Yergin pointedly describes how our current energy resources cannot keep up with a World gross domestic production (GDP) that is expected to double over the next 20 years from $65 trillion to around $130 trillion.  With coal, oil, and natural gas providing eighty percent of the current global energy needs, we will deplete them in short order after running at predicted consumption levels. These 3 energy sources alone can’t provide for our long term needs.

Daniel is a leading expert on the petroleum and energy industries.  His incites should be particularly welcome to readers and savvy investors can even put them to use to profit from the coming changes in the energy sector.  His knowledge of resource and demand levels span the globe, from Russia to China to South America.

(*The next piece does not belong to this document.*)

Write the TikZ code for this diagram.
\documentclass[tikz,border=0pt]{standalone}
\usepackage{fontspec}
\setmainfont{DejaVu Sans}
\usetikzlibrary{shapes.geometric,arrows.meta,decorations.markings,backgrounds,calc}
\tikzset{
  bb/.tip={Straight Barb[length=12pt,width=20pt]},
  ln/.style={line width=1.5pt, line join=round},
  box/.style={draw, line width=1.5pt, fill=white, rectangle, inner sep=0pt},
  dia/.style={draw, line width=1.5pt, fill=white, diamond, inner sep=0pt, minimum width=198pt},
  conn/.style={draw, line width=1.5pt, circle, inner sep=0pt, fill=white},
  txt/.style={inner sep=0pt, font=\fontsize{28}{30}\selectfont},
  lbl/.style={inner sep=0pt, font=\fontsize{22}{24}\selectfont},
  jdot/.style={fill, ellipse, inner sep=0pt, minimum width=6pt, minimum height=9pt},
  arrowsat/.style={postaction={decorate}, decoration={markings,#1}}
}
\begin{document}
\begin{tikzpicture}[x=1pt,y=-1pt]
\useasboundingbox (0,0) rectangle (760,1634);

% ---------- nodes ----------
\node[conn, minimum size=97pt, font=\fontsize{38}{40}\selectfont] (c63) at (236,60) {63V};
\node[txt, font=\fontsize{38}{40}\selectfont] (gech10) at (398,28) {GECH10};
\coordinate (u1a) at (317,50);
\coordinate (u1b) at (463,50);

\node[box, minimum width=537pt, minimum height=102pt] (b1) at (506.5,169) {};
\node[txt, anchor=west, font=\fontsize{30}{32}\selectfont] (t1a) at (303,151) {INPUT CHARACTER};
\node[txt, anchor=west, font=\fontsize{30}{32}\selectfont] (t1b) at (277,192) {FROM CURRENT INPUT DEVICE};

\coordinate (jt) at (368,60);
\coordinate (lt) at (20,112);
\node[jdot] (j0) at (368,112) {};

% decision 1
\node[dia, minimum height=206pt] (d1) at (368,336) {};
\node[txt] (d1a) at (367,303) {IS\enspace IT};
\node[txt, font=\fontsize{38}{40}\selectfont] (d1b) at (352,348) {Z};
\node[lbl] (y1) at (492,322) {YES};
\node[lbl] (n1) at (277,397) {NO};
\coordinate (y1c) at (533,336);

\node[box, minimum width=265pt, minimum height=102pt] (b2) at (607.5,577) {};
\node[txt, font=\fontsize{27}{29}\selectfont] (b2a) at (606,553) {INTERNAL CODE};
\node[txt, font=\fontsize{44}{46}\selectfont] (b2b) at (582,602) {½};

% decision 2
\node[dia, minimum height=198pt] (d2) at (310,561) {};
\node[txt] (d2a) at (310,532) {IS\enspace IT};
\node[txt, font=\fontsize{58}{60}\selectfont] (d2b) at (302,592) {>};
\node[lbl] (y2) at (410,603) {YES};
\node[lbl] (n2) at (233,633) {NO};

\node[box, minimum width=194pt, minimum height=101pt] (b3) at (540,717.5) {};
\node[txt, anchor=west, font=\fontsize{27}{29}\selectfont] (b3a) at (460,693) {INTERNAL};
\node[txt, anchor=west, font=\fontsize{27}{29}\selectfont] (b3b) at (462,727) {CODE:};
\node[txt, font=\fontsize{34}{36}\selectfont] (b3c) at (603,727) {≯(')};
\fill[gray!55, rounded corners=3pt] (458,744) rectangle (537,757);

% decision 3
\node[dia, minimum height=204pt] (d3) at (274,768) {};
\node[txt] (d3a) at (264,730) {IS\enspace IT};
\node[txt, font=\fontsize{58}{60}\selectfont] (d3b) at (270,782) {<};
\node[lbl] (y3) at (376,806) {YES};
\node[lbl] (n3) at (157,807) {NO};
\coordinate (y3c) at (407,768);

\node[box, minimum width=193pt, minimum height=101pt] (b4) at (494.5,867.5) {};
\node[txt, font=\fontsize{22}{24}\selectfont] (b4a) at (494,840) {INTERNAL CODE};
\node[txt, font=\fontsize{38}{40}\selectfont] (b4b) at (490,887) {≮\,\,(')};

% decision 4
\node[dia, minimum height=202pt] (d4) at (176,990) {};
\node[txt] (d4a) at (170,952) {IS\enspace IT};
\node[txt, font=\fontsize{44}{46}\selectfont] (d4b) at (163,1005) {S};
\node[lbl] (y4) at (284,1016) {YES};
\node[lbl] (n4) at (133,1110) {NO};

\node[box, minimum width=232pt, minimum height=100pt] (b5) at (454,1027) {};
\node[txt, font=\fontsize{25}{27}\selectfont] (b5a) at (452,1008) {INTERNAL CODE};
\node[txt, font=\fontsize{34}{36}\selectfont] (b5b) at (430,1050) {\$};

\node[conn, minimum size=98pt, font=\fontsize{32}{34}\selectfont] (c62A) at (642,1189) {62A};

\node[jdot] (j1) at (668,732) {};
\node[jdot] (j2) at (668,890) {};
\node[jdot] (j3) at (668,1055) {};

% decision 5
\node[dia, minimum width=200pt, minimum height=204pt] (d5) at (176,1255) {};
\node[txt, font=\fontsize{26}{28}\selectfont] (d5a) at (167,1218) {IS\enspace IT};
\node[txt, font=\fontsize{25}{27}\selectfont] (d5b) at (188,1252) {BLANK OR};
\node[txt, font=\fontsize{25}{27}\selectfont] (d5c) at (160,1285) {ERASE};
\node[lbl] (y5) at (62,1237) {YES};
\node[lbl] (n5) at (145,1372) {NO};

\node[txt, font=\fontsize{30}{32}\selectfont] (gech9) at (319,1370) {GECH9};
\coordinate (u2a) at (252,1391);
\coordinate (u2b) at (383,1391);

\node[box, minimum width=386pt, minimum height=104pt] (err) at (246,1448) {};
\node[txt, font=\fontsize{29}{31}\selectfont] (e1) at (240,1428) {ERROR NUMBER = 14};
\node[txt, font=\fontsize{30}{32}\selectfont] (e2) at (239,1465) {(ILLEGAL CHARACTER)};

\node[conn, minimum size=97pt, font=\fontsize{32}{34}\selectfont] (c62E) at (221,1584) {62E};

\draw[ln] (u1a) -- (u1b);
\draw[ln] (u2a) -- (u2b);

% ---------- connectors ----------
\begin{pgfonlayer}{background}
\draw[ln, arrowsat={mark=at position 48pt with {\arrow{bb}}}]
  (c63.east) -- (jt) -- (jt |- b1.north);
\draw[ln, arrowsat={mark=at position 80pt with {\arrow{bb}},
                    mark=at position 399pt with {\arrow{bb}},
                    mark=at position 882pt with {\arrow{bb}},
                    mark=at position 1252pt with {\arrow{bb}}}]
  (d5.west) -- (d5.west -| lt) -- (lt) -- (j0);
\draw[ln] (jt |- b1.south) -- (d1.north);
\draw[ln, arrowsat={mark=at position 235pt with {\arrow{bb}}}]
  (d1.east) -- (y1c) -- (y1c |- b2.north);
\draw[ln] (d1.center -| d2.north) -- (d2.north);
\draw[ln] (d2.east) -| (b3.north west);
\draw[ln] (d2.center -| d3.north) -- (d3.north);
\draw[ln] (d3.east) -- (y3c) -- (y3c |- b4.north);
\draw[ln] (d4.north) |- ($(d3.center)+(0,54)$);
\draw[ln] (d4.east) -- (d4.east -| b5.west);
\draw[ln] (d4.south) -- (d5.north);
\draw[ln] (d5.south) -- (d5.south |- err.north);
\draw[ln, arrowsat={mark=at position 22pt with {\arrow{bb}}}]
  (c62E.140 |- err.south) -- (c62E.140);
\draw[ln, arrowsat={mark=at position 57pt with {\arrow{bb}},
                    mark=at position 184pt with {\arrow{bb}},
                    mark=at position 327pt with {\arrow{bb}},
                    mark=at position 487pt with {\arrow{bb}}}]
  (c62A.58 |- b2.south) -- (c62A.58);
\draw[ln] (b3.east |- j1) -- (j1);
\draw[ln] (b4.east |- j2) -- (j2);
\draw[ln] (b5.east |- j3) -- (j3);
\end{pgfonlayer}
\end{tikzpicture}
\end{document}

One section of the book is devoted to energy security.  He points out that while defense spending has declined for traditional ground war stalwarts like tanks and artillery, naval assets are growing to protect vital oil shipping lanes.  Advancing technology is allowing companies to extract oil and gas from deeper ocean locations.  In the event of a global conflict the deep sea wells will need to be defended.

Yergin covers more than just oil however.  He details the natural gas boom going on in the United States and how it has allowed us to import less foreign oil.  We have also increased our domestic production 5 fold since the late 1950’s.  China has more than soaked up the difference however and is turning Russia into a major oil exporter on par with the Middle East oil barons.  With 30% of our Natural Gas production resulting from Shale gas fracking, he spends a fair amount of coverage of the pros and cons involved with this controversial procedure. readers may find it interesting to note that this practice has been around since 1949

Wind and solar energy are also explored in depth.  Each are making remarkable gains in efficiency and are seen as being cost effective alternatives for electricity production within the next decade.